# Codebook for U.S. Congressional Election Results 1920 - 1974

The file `1920-1974-house` documents constituency (district) election results for elections to the U.S. House of Representatives from 1920 to 1974. The file `1920-1974-senate` documents senate election results from 1920 to 1974. The data source is the document "[Election Statistics: 1920 to Present](https://history.house.gov/Institution/Election-Statistics/Election-Statistics/)", collected and published by the Clerk of the House. This data complements the congressional election results from 1976 to 2022 cleaned by [MIT Election Lab](https://dataverse.harvard.edu/dataset.xhtml?persistentId=doi:10.7910/DVN/IG0UN2), for the convenience of users, the data is structured similarly as the MIT Election Lab data.

The data are cleaned, organized, and structured by Sai Zhang. When using the data, please cite:.

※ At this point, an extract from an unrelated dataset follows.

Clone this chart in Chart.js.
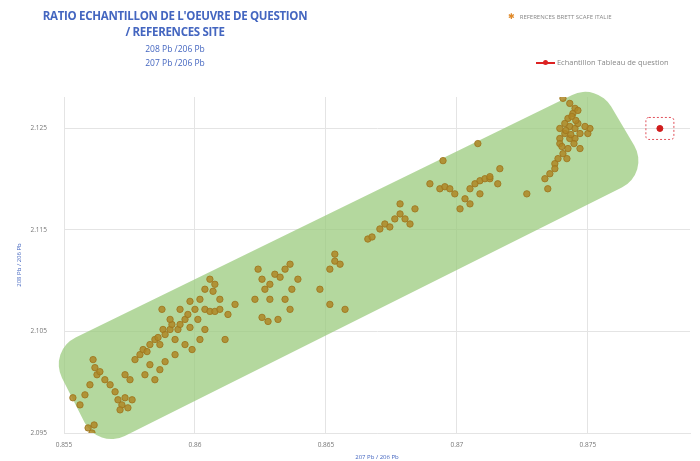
<!DOCTYPE html>
<html>
<head>
<meta charset="utf-8">
<script src="https://cdn.jsdelivr.net/npm/chart.js@4.4.1/dist/chart.umd.min.js"></script>
<style>
  body { margin: 0; background: #fff; font-family: "Open Sans", "Liberation Sans", sans-serif; }
  #wrap { position: relative; width: 700px; height: 461px; }
  #c { position: absolute; left: 0; top: 0; }
  .t { position: absolute; color: #4466c0; white-space: nowrap; text-align: center; }
  .lg { position: absolute; color: #888; white-space: nowrap; }
</style>
</head>
<body>
<div id="wrap">
  <canvas id="c" width="700" height="461"></canvas>
  <div class="t" style="left:25px;top:8px;width:300px;font-size:11.5px;font-weight:bold;letter-spacing:-0.3px;">RATIO ECHANTILLON DE L'OEUVRE DE QUESTION</div>
  <div class="t" style="left:25px;top:24px;width:300px;font-size:11.5px;font-weight:bold;letter-spacing:-0.3px;">/ REFERENCES SITE</div>
  <div class="t" style="left:25px;top:43px;width:300px;font-size:8.5px;">208 Pb /206 Pb</div>
  <div class="t" style="left:25px;top:57px;width:300px;font-size:8.5px;">207 Pb /206 Pb</div>
  <div class="lg" style="left:508px;top:10px;font-size:6px;"><span style="color:#e08a2a;font-size:8px;">✱</span>&nbsp;&nbsp; REFERENCES BRETT SCAFE ITALIE</div>
  <div class="lg" style="left:536px;top:57px;font-size:7.5px;"><span style="display:inline-block;width:19px;height:2px;background:#d22;vertical-align:middle;position:relative;"><span style="position:absolute;left:7px;top:-2px;width:5px;height:5px;border-radius:50%;background:#d22;"></span></span> Echantillon Tableau de question</div>
</div>
<script>
// tick labels
const xTicks = [0.855, 0.86, 0.865, 0.87, 0.875];
const xTickLabels = ["0.855", "0.86", "0.865", "0.87", "0.875"];
const yTicks = [2.095, 2.105, 2.115, 2.125];
const yTickLabels = ["2.095", "2.105", "2.115", "2.125"];

// reference samples: 207Pb/206Pb
const refX = [
  0.85534, 0.85561, 0.85580, 0.85599, 0.85611, 0.85618, 0.85626, 0.85637, 0.85592, 0.85607,
  0.85615, 0.85656, 0.85676, 0.85695, 0.85706, 0.85721, 0.85733, 0.85714, 0.85733, 0.85752,
  0.85760, 0.85744,
  0.85771, 0.85790, 0.85802, 0.85817, 0.85828, 0.85847, 0.85859, 0.85866, 0.85878, 0.85886,
  0.85905, 0.85912, 0.85924, 0.85935, 0.85943, 0.85962, 0.85973, 0.85981, 0.86000, 0.86011,
  0.85828, 0.85809, 0.85847, 0.85866, 0.85886, 0.85924, 0.85962, 0.85989, 0.86019, 0.86038,
  0.85874, 0.85905, 0.85943, 0.85981, 0.86019,
  0.86038, 0.86057, 0.86076, 0.86095, 0.86038, 0.86057, 0.86076, 0.86095, 0.86126, 0.86153,
  0.86115, 0.86069,
  0.86241, 0.86256, 0.86267, 0.86286, 0.86305, 0.86325, 0.86344, 0.86363, 0.86256, 0.86279,
  0.86317, 0.86229, 0.86286, 0.86370, 0.86393, 0.86344, 0.86363,
  0.86534, 0.86534, 0.86515, 0.86554, 0.86477, 0.86515, 0.86573,
  0.86660, 0.86676, 0.86706, 0.86725, 0.86744, 0.86763, 0.86783, 0.86802, 0.86821, 0.86783,
  0.86840,
  0.86897, 0.86935, 0.86954, 0.86973, 0.86992, 0.86947, 0.87012, 0.87031, 0.87050, 0.87069,
  0.87088, 0.87107, 0.87126, 0.87080, 0.87050, 0.87088, 0.87126, 0.87164, 0.87156,
  0.87405, 0.87431, 0.87451, 0.87443, 0.87424, 0.87412, 0.87431, 0.87451, 0.87462, 0.87412,
  0.87393, 0.87431, 0.87451, 0.87470, 0.87424, 0.87405, 0.87386, 0.87374, 0.87470, 0.87500,
  0.87508, 0.87267, 0.87336, 0.87355, 0.87374, 0.87393, 0.87439, 0.87454, 0.87416, 0.87435,
  0.87447, 0.87401, 0.87420, 0.87347, 0.87489, 0.87462, 0.87393
];
// reference samples: 208Pb/206Pb
const refY = [
  2.09847, 2.09777, 2.09876, 2.09975, 2.10223, 2.10144, 2.10074, 2.10104, 2.09550, 2.09500,
  2.09579, 2.10025, 2.09975, 2.09906, 2.09827, 2.09777, 2.09847, 2.09728, 2.10074, 2.10025,
  2.09827, 2.09748,
  2.10223, 2.10272, 2.10322, 2.10302, 2.10371, 2.10421, 2.10441, 2.10371, 2.10520, 2.10470,
  2.10520, 2.10569, 2.10421, 2.10520, 2.10569, 2.10619, 2.10668, 2.10540, 2.10718, 2.10619,
  2.10173, 2.10074, 2.10025, 2.10124, 2.10203, 2.10272, 2.10371, 2.10322, 2.10421, 2.10520,
  2.10718, 2.10619, 2.10718, 2.10797, 2.10817,
  2.10718, 2.10698, 2.10698, 2.10718, 2.10916, 2.11015, 2.10965, 2.10817, 2.10668, 2.10767,
  2.10421, 2.10896,
  2.11114, 2.11015, 2.10916, 2.10965, 2.11064, 2.11035, 2.11114, 2.11163, 2.10639, 2.10599,
  2.10619, 2.10817, 2.10817, 2.10916, 2.11015, 2.10817, 2.10718,
  2.11262, 2.11193, 2.11114, 2.11163, 2.10916, 2.10767, 2.10718,
  2.11411, 2.11431, 2.11510, 2.11559, 2.11530, 2.11609, 2.11658, 2.11609, 2.11559, 2.11757,
  2.11708,
  2.11955, 2.11906, 2.11926, 2.11906, 2.11856, 2.12183, 2.11708, 2.11807, 2.11906, 2.11955,
  2.11985, 2.12005, 2.12005, 2.12351, 2.11757, 2.11856, 2.12025, 2.12104, 2.11955,
  2.12797, 2.12747, 2.12698, 2.12648, 2.12599, 2.12549, 2.12520, 2.12500, 2.12549, 2.12450,
  2.12401, 2.12401, 2.12401, 2.12450, 2.12302, 2.12252, 2.12203, 2.12153, 2.12302, 2.12450,
  2.12500, 2.11856, 2.12005, 2.12054, 2.12104, 2.12351, 2.12619, 2.12579, 2.12480, 2.12440,
  2.12351, 2.12322, 2.12203, 2.11906, 2.12520, 2.12678, 2.12500
];

// sample of the painting in question
const sampleX = [0.87775];
const sampleY = [2.1250];

// green zone corners (data coords)
const zoneX = [0.85440, 0.87535, 0.87740, 0.85630];
const zoneY = [2.10310, 2.12950, 2.12060, 2.09340];

const refPoints = refX.map((x, i) => ({ x: x, y: refY[i] }));
const samplePoints = sampleX.map((x, i) => ({ x: x, y: sampleY[i] }));

const zonePlugin = {
  id: "zone",
  beforeDatasetsDraw(chart) {
    const { ctx, scales } = chart;
    const pts = zoneX.map((x, i) => [scales.x.getPixelForValue(x), scales.y.getPixelForValue(zoneY[i])]);
    const r = 30;
    ctx.save();
    ctx.beginPath();
    const n = pts.length;
    const start = [(pts[n - 1][0] + pts[0][0]) / 2, (pts[n - 1][1] + pts[0][1]) / 2];
    ctx.moveTo(start[0], start[1]);
    for (let i = 0; i < n; i++) {
      const p = pts[i], q = pts[(i + 1) % n];
      ctx.arcTo(p[0], p[1], q[0], q[1], r);
    }
    ctx.closePath();
    ctx.fillStyle = "rgba(155,203,125,0.75)";
    ctx.fill();
    ctx.restore();
  },
  afterDatasetsDraw(chart) {
    const { ctx, scales } = chart;
    ctx.save();
    ctx.strokeStyle = "#e0505a";
    ctx.lineWidth = 1;
    ctx.setLineDash([2, 2]);
    sampleX.forEach((x, i) => {
      const px = scales.x.getPixelForValue(x);
      const py = scales.y.getPixelForValue(sampleY[i]);
      ctx.beginPath();
      ctx.roundRect(px - 14, py - 11, 28, 22, 3);
      ctx.stroke();
    });
    ctx.restore();
  }
};

new Chart(document.getElementById("c"), {
  type: "scatter",
  data: {
    datasets: [
      {
        label: "REFERENCES BRETT SCAFE ITALIE",
        data: refPoints,
        backgroundColor: "rgba(175,135,38,0.85)",
        borderColor: "rgba(160,120,32,0.9)",
        borderWidth: 1,
        pointRadius: 3.2,
      },
      {
        label: "Echantillon Tableau de question",
        data: samplePoints,
        backgroundColor: "#d01c1c",
        borderColor: "#d01c1c",
        pointRadius: 3,
      },
    ],
  },
  options: {
    responsive: false,
    animation: false,
    layout: { padding: { top: 97, right: 10, left: 16, bottom: 0 } },
    plugins: { legend: { display: false }, tooltip: { enabled: false } },
    scales: {
      x: {
        type: "linear",
        min: 0.855,
        max: 0.8789,
        afterBuildTicks: (s) => { s.ticks = xTicks.map((v) => ({ value: v })); },
        afterFit: (s) => { s.height = 28; },
        ticks: {
          callback: (v) => xTickLabels[xTicks.indexOf(v)] ?? "",
          font: { size: 6.5, family: "Open Sans" },
          color: "#777",
          padding: 8,
          maxRotation: 0,
        },
        grid: { color: "#e4e4e4", drawTicks: false },
        border: { color: "#e4e4e4" },
        title: {
          display: true,
          text: "207 Pb / 206 Pb",
          color: "#4466c0",
          font: { size: 6, family: "Open Sans" },
          padding: { top: 3, bottom: 0 },
        },
      },
      y: {
        type: "linear",
        min: 2.095,
        max: 2.1281,
        afterBuildTicks: (s) => { s.ticks = yTicks.map((v) => ({ value: v })); },
        afterFit: (s) => { s.width = 48; },
        ticks: {
          callback: (v) => yTickLabels[yTicks.indexOf(v)] ?? "",
          font: { size: 6.5, family: "Open Sans" },
          color: "#777",
          padding: 17,
        },
        grid: { color: "#e4e4e4", drawTicks: false },
        border: { color: "#e4e4e4" },
        title: {
          display: true,
          text: "208 Pb / 206 Pb",
          color: "#4466c0",
          font: { size: 6, family: "Open Sans" },
          padding: { top: 0, bottom: 0 },
        },
      },
    },
  },
  plugins: [zonePlugin],
});
</script>
</body>
</html>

If you have encountered any issues, please report to the Github page where the developer version is hosted.

## Variables

The variables are listed as they appear in the data file, all string variables are in upper case:

----------------

### year

- **Description**: year in which election was held

----------------

### state

- **Description**: state name

----------------

### office

- **Description**: US House/Senate

----------------

### district

- **Description**: district number
- ***note***: At-large districts are coded as 0 (zero); when there is only one senate seat up for election in a state, coded as 0, otherwise numbered as 1/2 for separation.

----------------

### stage

- **Description**: electoral stage: GEN (general elections)

----------------

### runoff

- **Description**: FALSE (constant)

----------------

### special

- **Description**: special election

| code | definition |
|:---|:---|
| "TRUE" | special elections |
| "FALSE" | regular elections |

----------------

### special_termend

- **Description**: the end year of the special election seats

----------------

### candidate
  
- **Description**: name of the candidate
- ***Note***: The name is as it appears in the House Clerk report, in uppercase.

----------------

### party

- **Description**: party of the candidate
- ***Note***: Parties are as they appear in the House Clerk report. For states where candidates are allowed to appear on multiple party lines, vote counts from each party are documented separately. See MIT Election Lab data page for more details.

----------------

### writein

- **Description**: vote totals associated with write-in candidates
- **Coding**:

| code | definition |
|:---|:---|
| "TRUE" | write-in candidates |
| "FALSE" | non-write-in candidates |

----------------

### mode

- **Description**: mode of voting, "total"

----------------

### candidatevotes

- **Description**: votes received by one candidate for a particular party
- ***Note***: no vote counts were published for some uncontested elections, coded as -1.

----------------

### fusion_ticket

- **Description**: an indicator for candidates vote records from multiple parties in one election.

----------------

### unofficial

- **Description**: all vote counts come from the official documents, FALSE

----------------

### state_po

- **Description**: U.S. postal code state abbreviation

----------------

### state_fips

- **Description**: State FIPS code

----------------

### state_cen

- **Description**: U.S. Census state code

----------------

### state_ic

- **Description**: ICPSR state code

----------------

### version

- **Description**: date when the current version was finalized, in `yyyymmdd` format.

## Version Control

- Published version: the published version contains two `.csv` format files (house and senate separately) and two `.dta` format files.

- Developer version: contains the raw data files in `.xslx` format. The files are the product of OCR extraction from the original documents publicly available in `.pdf` format and manually cleaned.